Exercise:
Write out the material again exactly, please, and omit the pictures.

Information supplied:

--- BEGIN ---

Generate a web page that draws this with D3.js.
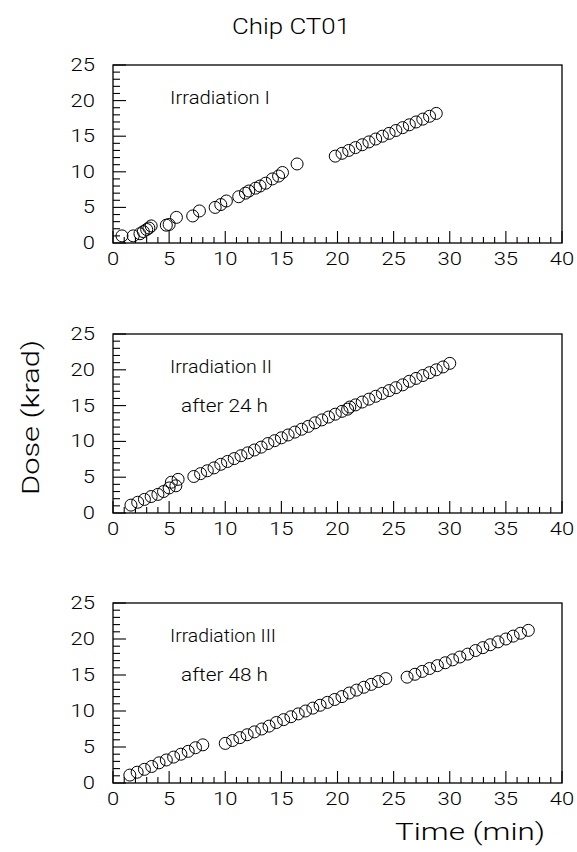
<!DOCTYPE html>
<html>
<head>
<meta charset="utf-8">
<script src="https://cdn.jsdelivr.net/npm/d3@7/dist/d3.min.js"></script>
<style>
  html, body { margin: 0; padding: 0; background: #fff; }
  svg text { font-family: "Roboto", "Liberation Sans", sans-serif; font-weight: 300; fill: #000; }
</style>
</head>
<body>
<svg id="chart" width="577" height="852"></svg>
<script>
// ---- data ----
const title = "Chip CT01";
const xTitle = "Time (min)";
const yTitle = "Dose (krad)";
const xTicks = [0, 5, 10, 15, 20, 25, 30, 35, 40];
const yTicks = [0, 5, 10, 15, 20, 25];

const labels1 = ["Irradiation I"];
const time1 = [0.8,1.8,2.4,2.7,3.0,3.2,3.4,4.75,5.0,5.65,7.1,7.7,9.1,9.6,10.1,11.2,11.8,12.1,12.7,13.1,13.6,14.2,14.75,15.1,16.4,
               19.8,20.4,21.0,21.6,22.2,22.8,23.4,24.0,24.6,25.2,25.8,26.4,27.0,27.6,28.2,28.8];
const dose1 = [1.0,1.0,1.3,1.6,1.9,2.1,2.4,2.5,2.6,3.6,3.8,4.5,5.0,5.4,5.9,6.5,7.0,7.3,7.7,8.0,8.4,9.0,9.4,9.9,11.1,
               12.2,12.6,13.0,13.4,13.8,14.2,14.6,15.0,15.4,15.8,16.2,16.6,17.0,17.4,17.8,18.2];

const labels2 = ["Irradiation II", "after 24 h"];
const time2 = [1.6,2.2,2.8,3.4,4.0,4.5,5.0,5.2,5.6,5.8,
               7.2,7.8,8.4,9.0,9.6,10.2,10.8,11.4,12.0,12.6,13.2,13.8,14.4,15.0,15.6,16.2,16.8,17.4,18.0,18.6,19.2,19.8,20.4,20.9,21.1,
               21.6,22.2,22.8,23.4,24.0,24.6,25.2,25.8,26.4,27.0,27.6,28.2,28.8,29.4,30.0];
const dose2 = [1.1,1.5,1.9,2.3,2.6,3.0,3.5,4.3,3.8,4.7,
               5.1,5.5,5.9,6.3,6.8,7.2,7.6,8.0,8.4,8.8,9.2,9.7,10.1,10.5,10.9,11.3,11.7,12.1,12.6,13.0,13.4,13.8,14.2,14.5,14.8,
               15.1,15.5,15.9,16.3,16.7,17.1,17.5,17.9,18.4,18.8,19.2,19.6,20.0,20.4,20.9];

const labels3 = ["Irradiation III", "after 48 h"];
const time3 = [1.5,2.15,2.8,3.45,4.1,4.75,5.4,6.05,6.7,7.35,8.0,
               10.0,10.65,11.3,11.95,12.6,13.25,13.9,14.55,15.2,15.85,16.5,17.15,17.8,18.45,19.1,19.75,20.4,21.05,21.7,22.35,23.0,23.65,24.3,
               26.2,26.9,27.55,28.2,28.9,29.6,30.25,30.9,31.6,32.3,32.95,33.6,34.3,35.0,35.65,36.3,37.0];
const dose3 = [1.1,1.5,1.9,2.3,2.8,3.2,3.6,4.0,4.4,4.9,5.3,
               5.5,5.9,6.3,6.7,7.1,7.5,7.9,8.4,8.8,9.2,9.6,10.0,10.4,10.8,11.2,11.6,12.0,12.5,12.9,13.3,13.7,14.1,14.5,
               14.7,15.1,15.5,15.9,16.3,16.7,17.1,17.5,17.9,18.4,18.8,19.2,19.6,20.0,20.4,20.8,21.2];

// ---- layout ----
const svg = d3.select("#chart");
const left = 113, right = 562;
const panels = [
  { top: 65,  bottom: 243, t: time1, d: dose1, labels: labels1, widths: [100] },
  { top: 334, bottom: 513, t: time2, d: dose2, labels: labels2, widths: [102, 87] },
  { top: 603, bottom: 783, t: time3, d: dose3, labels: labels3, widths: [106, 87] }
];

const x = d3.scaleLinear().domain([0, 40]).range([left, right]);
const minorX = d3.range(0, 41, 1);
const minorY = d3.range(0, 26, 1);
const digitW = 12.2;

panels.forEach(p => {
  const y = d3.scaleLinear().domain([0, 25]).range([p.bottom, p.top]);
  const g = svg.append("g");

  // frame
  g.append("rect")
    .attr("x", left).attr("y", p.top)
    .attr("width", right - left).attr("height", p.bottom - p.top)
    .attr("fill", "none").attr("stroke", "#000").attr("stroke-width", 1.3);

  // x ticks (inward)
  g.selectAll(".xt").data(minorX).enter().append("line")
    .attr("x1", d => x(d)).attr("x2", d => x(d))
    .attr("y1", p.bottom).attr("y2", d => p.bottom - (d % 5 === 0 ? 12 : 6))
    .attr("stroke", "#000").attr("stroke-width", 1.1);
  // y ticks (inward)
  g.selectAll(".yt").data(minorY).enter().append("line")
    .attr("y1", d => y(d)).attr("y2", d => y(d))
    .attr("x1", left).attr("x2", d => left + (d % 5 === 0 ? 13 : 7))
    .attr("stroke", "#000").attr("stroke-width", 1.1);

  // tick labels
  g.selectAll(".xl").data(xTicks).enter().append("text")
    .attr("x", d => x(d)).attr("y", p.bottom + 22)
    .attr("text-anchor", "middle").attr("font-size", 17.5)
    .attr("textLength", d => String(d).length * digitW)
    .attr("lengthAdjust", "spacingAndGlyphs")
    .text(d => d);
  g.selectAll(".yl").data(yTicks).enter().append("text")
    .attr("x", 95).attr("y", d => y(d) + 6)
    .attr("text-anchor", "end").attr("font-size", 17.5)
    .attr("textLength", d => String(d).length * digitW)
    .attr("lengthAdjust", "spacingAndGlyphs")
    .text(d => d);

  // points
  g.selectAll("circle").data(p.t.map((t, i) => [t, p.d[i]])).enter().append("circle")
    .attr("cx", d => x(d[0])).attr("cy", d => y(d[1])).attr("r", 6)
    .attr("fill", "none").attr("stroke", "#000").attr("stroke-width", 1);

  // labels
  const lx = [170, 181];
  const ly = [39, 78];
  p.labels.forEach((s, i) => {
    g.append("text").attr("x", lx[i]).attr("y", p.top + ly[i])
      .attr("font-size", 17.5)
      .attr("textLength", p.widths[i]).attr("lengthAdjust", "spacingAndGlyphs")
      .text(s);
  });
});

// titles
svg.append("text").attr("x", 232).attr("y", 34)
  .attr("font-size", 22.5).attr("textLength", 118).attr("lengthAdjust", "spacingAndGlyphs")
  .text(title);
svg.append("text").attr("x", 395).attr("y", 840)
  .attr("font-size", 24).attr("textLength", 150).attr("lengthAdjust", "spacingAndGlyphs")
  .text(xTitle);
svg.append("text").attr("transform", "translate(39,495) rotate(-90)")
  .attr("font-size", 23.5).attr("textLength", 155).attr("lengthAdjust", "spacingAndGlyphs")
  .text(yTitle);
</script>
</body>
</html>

--- END ---

Reply to the exercise:
Generate a web page that draws this with D3.js.
<!DOCTYPE html>
<html>
<head>
<meta charset="utf-8">
<script src="https://cdn.jsdelivr.net/npm/d3@7/dist/d3.min.js"></script>
<style>
  html, body { margin: 0; padding: 0; background: #fff; }
  svg text { font-family: "Roboto", "Liberation Sans", sans-serif; font-weight: 300; fill: #000; }
</style>
</head>
<body>
<svg id="chart" width="577" height="852"></svg>
<script>
// ---- data ----
const title = "Chip CT01";
const xTitle = "Time (min)";
const yTitle = "Dose (krad)";
const xTicks = [0, 5, 10, 15, 20, 25, 30, 35, 40];
const yTicks = [0, 5, 10, 15, 20, 25];

const labels1 = ["Irradiation I"];
const time1 = [0.8,1.8,2.4,2.7,3.0,3.2,3.4,4.75,5.0,5.65,7.1,7.7,9.1,9.6,10.1,11.2,11.8,12.1,12.7,13.1,13.6,14.2,14.75,15.1,16.4,
               19.8,20.4,21.0,21.6,22.2,22.8,23.4,24.0,24.6,25.2,25.8,26.4,27.0,27.6,28.2,28.8];
const dose1 = [1.0,1.0,1.3,1.6,1.9,2.1,2.4,2.5,2.6,3.6,3.8,4.5,5.0,5.4,5.9,6.5,7.0,7.3,7.7,8.0,8.4,9.0,9.4,9.9,11.1,
               12.2,12.6,13.0,13.4,13.8,14.2,14.6,15.0,15.4,15.8,16.2,16.6,17.0,17.4,17.8,18.2];

const labels2 = ["Irradiation II", "after 24 h"];
const time2 = [1.6,2.2,2.8,3.4,4.0,4.5,5.0,5.2,5.6,5.8,
               7.2,7.8,8.4,9.0,9.6,10.2,10.8,11.4,12.0,12.6,13.2,13.8,14.4,15.0,15.6,16.2,16.8,17.4,18.0,18.6,19.2,19.8,20.4,20.9,21.1,
               21.6,22.2,22.8,23.4,24.0,24.6,25.2,25.8,26.4,27.0,27.6,28.2,28.8,29.4,30.0];
const dose2 = [1.1,1.5,1.9,2.3,2.6,3.0,3.5,4.3,3.8,4.7,
               5.1,5.5,5.9,6.3,6.8,7.2,7.6,8.0,8.4,8.8,9.2,9.7,10.1,10.5,10.9,11.3,11.7,12.1,12.6,13.0,13.4,13.8,14.2,14.5,14.8,
               15.1,15.5,15.9,16.3,16.7,17.1,17.5,17.9,18.4,18.8,19.2,19.6,20.0,20.4,20.9];

const labels3 = ["Irradiation III", "after 48 h"];
const time3 = [1.5,2.15,2.8,3.45,4.1,4.75,5.4,6.05,6.7,7.35,8.0,
               10.0,10.65,11.3,11.95,12.6,13.25,13.9,14.55,15.2,15.85,16.5,17.15,17.8,18.45,19.1,19.75,20.4,21.05,21.7,22.35,23.0,23.65,24.3,
               26.2,26.9,27.55,28.2,28.9,29.6,30.25,30.9,31.6,32.3,32.95,33.6,34.3,35.0,35.65,36.3,37.0];
const dose3 = [1.1,1.5,1.9,2.3,2.8,3.2,3.6,4.0,4.4,4.9,5.3,
               5.5,5.9,6.3,6.7,7.1,7.5,7.9,8.4,8.8,9.2,9.6,10.0,10.4,10.8,11.2,11.6,12.0,12.5,12.9,13.3,13.7,14.1,14.5,
               14.7,15.1,15.5,15.9,16.3,16.7,17.1,17.5,17.9,18.4,18.8,19.2,19.6,20.0,20.4,20.8,21.2];

// ---- layout ----
const svg = d3.select("#chart");
const left = 113, right = 562;
const panels = [
  { top: 65,  bottom: 243, t: time1, d: dose1, labels: labels1, widths: [100] },
  { top: 334, bottom: 513, t: time2, d: dose2, labels: labels2, widths: [102, 87] },
  { top: 603, bottom: 783, t: time3, d: dose3, labels: labels3, widths: [106, 87] }
];

const x = d3.scaleLinear().domain([0, 40]).range([left, right]);
const minorX = d3.range(0, 41, 1);
const minorY = d3.range(0, 26, 1);
const digitW = 12.2;

panels.forEach(p => {
  const y = d3.scaleLinear().domain([0, 25]).range([p.bottom, p.top]);
  const g = svg.append("g");

  // frame
  g.append("rect")
    .attr("x", left).attr("y", p.top)
    .attr("width", right - left).attr("height", p.bottom - p.top)
    .attr("fill", "none").attr("stroke", "#000").attr("stroke-width", 1.3);

  // x ticks (inward)
  g.selectAll(".xt").data(minorX).enter().append("line")
    .attr("x1", d => x(d)).attr("x2", d => x(d))
    .attr("y1", p.bottom).attr("y2", d => p.bottom - (d % 5 === 0 ? 12 : 6))
    .attr("stroke", "#000").attr("stroke-width", 1.1);
  // y ticks (inward)
  g.selectAll(".yt").data(minorY).enter().append("line")
    .attr("y1", d => y(d)).attr("y2", d => y(d))
    .attr("x1", left).attr("x2", d => left + (d % 5 === 0 ? 13 : 7))
    .attr("stroke", "#000").attr("stroke-width", 1.1);

  // tick labels
  g.selectAll(".xl").data(xTicks).enter().append("text")
    .attr("x", d => x(d)).attr("y", p.bottom + 22)
    .attr("text-anchor", "middle").attr("font-size", 17.5)
    .attr("textLength", d => String(d).length * digitW)
    .attr("lengthAdjust", "spacingAndGlyphs")
    .text(d => d);
  g.selectAll(".yl").data(yTicks).enter().append("text")
    .attr("x", 95).attr("y", d => y(d) + 6)
    .attr("text-anchor", "end").attr("font-size", 17.5)
    .attr("textLength", d => String(d).length * digitW)
    .attr("lengthAdjust", "spacingAndGlyphs")
    .text(d => d);

  // points
  g.selectAll("circle").data(p.t.map((t, i) => [t, p.d[i]])).enter().append("circle")
    .attr("cx", d => x(d[0])).attr("cy", d => y(d[1])).attr("r", 6)
    .attr("fill", "none").attr("stroke", "#000").attr("stroke-width", 1);

  // labels
  const lx = [170, 181];
  const ly = [39, 78];
  p.labels.forEach((s, i) => {
    g.append("text").attr("x", lx[i]).attr("y", p.top + ly[i])
      .attr("font-size", 17.5)
      .attr("textLength", p.widths[i]).attr("lengthAdjust", "spacingAndGlyphs")
      .text(s);
  });
});

// titles
svg.append("text").attr("x", 232).attr("y", 34)
  .attr("font-size", 22.5).attr("textLength", 118).attr("lengthAdjust", "spacingAndGlyphs")
  .text(title);
svg.append("text").attr("x", 395).attr("y", 840)
  .attr("font-size", 24).attr("textLength", 150).attr("lengthAdjust", "spacingAndGlyphs")
  .text(xTitle);
svg.append("text").attr("transform", "translate(39,495) rotate(-90)")
  .attr("font-size", 23.5).attr("textLength", 155).attr("lengthAdjust", "spacingAndGlyphs")
  .text(yTitle);
</script>
</body>
</html>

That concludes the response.